John Nay (Vanderbilt University, School of Engineering) conducted the most comprehensive analysis of law-making forecasting to date last year. In Predicting and Understanding Law-Making with Machine Learning, he writes:
We compared five models across three performance measures and two data conditions on 68,863 bills over 14 years. We created a model with consistently high predictive performance that effectively integrates heterogeneous data. A model using only bill text outperforms a model using only bill context for newest data, while context-only outperforms text-only for oldest data. In all conditions text consistently adds predictive power after controlling for non-textual variables.
In addition to accurate predictions, we are able to improve our understanding of bill content by using a text model designed to explore differences across chamber and enactment status for important topics. Our textual analysis serves as an exploratory tool for investigating subtle distinctions across categories that were previously impossible to investigate at this scale. The same analysis can be applied to any words in the large legislative vocabulary. The global sensitivity analysis of the full model provides insights into the factors affecting predicted probabilities of enactment. For instance, when predicting bills as they are first introduced, the text of the bill and the proportion of the chamber in the bill sponsor’s party have similarly strong positive effects. The full text of the bill is by far the most important predictor when using the most up-to-date data. The oldest data model relies more on title predictions than the newest data model, which makes sense given that titles rarely change after bill introduction. Comparing effects across time conditions and across models not including text suggests that controlling for accurate estimates of the text probability is important for estimating the effects of non-textual variables.

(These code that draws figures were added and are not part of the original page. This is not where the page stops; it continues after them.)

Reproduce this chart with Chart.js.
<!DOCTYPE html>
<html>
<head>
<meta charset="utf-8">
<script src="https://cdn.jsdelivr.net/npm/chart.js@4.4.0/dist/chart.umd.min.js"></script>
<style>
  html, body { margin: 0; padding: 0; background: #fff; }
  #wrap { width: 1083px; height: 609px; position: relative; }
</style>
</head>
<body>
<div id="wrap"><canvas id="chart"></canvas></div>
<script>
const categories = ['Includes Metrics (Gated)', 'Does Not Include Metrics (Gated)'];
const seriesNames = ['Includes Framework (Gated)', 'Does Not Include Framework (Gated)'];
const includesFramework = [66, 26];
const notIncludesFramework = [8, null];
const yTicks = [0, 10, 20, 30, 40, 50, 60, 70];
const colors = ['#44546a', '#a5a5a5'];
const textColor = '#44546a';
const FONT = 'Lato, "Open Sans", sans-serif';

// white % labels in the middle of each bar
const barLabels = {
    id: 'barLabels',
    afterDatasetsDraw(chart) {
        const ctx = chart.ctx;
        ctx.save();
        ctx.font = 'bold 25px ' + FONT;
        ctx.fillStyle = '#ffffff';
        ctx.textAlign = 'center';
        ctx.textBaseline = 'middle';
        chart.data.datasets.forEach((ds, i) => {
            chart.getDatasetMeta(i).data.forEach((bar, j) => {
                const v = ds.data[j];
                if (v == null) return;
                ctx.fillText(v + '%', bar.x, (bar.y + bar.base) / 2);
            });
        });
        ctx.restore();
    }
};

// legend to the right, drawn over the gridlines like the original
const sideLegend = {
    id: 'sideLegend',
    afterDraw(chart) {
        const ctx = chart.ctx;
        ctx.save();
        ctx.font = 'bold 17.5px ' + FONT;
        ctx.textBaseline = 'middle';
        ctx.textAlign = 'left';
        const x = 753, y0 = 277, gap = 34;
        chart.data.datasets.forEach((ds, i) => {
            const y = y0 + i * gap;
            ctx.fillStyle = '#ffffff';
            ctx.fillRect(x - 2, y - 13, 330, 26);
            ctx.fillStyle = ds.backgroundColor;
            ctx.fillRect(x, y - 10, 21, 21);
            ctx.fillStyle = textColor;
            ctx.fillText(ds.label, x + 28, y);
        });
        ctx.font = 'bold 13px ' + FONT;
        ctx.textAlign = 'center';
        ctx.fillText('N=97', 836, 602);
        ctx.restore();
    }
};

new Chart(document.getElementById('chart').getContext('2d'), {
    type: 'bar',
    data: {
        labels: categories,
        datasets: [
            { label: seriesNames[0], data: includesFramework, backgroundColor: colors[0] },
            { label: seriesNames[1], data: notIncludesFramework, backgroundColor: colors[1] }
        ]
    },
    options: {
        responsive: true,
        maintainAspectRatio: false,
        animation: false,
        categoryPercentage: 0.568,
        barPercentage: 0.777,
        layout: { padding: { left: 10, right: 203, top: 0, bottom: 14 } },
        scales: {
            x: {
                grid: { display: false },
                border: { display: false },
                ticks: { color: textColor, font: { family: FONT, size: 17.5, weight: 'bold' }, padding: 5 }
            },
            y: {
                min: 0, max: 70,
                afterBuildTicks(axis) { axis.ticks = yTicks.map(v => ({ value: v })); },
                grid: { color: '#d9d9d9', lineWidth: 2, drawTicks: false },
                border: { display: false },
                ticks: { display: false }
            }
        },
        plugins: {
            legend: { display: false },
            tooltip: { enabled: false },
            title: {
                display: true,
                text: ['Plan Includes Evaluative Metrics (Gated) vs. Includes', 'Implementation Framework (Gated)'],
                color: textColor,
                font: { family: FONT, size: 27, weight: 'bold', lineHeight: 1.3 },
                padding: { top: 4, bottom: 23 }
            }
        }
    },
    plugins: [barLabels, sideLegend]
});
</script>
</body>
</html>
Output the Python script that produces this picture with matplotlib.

Although the effect estimates are not causal and estimates on predictors correlated with each other may be biased, they represent our best estimates of predictive relationships within a model with the strongest predictive performance and are thus useful for understanding law-making. This methodology can be applied to analyze any predictive model by treating it as a “black-box” data-generating process, therefore predictive power of a model can be optimized and subsequent analysis can uncover interpretable relationships between predictors and output. Our work provides guidance on effectively combining text and context for prediction and analysis of complex systems with highly imbalanced outcomes that are related to textual data. Our system for determining the probability of enactment across the thousands of bills currently under consideration (predictgov.com/projects/congress) focuses effort on legislation that is likely to matter, allowing the public to identify policy signal amid political and procedural noise.